The Transportation Resilience in the Arctic Informed by Landscape Systems (TRAILS) research activity, Natural Resources Canada, operates in partnership with territorial and academic institutions, including the Northwest Territories Geological Survey and Department of Infrastructure, and also with the support of Transport Canada. The purpose is to conduct innovative permafrost research to address questions regarding landscape change in order to inform infrastructure management decisions. The DH-ITH corridor provides a landscape transect for conducting multidisciplinary research on permafrost thermal conditions, terrain sensitivity, and climate change impacts on terrain and infrastructure.
A primary goal of TRAILS is to improve permafrost terrain and surficial geology maps by developing a robust classification scheme and mapping methodology. In May 2017, we initiated a terrain mapping exercise using very high-resolution imagery and LiDAR data to identify geomorphological features and landscape types within the 10-km-wide corridor. The imagery is rendered in 3-D with Summit 3D software, and digitized features are input directly to ArcGIS using DAT/EM's Capture Interface. To date, 13 images, comprising 445 km (51 %) of the corridor, have been orthorectified and pan-sharpened, and 4 images (24 %) have been rendered in 3-D. Six test sections have been mapped to test and refine mapping methodology. Additional feature attributes will be assigned according to available geoscience data including surficial and bedrock geology, fire history, and drainage basin. These data will provide an important platform for understanding ground ice distribution and testing/validating remote sensing tools, and will facilitate assessment of landscape change and revision of the local surficial geology.

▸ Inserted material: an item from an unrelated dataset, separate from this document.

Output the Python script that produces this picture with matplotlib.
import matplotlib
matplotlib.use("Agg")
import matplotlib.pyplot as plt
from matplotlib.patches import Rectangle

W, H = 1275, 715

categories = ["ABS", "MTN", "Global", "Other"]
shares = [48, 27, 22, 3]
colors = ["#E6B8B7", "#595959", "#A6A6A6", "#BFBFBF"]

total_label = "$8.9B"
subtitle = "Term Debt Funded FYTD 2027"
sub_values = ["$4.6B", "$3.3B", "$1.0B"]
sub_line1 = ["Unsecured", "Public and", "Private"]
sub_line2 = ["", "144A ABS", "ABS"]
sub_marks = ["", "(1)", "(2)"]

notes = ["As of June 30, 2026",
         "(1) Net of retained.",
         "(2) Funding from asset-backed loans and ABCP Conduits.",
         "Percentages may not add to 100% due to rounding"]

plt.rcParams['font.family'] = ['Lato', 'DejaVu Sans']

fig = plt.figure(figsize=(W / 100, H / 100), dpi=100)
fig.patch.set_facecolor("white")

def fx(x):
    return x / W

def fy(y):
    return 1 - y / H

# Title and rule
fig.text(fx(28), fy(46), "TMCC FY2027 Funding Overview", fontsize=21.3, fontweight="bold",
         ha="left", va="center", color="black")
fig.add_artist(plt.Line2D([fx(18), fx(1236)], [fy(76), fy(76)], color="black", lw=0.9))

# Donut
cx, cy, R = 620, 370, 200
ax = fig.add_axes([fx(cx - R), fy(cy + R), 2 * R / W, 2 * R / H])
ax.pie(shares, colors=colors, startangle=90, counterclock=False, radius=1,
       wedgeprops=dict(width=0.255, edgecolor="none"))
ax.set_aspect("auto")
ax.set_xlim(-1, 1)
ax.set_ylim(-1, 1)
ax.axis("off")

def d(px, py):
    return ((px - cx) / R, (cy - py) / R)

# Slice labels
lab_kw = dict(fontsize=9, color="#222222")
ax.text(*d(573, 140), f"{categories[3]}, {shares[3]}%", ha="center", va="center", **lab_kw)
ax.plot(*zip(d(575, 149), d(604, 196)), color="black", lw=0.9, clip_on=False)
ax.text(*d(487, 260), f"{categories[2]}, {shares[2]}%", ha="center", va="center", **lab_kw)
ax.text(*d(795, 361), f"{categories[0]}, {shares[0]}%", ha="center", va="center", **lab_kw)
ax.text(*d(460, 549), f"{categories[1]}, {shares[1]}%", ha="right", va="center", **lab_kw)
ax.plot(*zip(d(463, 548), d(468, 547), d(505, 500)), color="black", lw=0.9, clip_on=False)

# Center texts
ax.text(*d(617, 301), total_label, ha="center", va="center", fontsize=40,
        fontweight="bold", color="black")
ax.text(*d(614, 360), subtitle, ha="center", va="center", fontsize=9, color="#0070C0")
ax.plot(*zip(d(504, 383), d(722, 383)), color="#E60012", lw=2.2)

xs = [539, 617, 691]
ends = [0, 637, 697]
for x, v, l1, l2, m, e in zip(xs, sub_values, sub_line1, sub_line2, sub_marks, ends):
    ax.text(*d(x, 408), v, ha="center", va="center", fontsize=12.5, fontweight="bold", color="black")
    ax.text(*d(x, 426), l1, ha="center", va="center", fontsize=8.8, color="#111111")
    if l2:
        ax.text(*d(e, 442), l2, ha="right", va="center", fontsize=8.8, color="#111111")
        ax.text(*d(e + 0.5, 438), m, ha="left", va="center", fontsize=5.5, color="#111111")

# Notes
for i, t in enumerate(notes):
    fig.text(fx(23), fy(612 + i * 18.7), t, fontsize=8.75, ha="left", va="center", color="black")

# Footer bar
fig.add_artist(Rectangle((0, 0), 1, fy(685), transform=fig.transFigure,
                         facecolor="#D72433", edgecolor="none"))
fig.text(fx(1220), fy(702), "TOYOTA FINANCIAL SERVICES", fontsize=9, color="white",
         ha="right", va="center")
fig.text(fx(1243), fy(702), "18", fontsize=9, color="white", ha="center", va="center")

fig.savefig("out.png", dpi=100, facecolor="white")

Summary(Plain Language Summary, not published)
The purpose of the GSC's collaborative Transportation Resilience in the Arctic Informed by Landscape Systems (TRAILS) activity is to conduct cutting edge permafrost research with Territorial and Academic partners to address questions regarding permafrost landscape change and inform infrastructure management decisions. TRAILS - Permafrost Mapping focusses on the the Dempster and Inuvik to Tutoyaktuk highway corridor, treating it as a landscape transect for conducting multidisciplinary research on permafrost thermal conditions, terrain sensitivity, and climate change impacts on terrain and infrastructure. The research is predicated on development of high quality surficial and terrain maps by developing a robust classification scheme and mapping methodology. The mapping and methodology to date are discussed.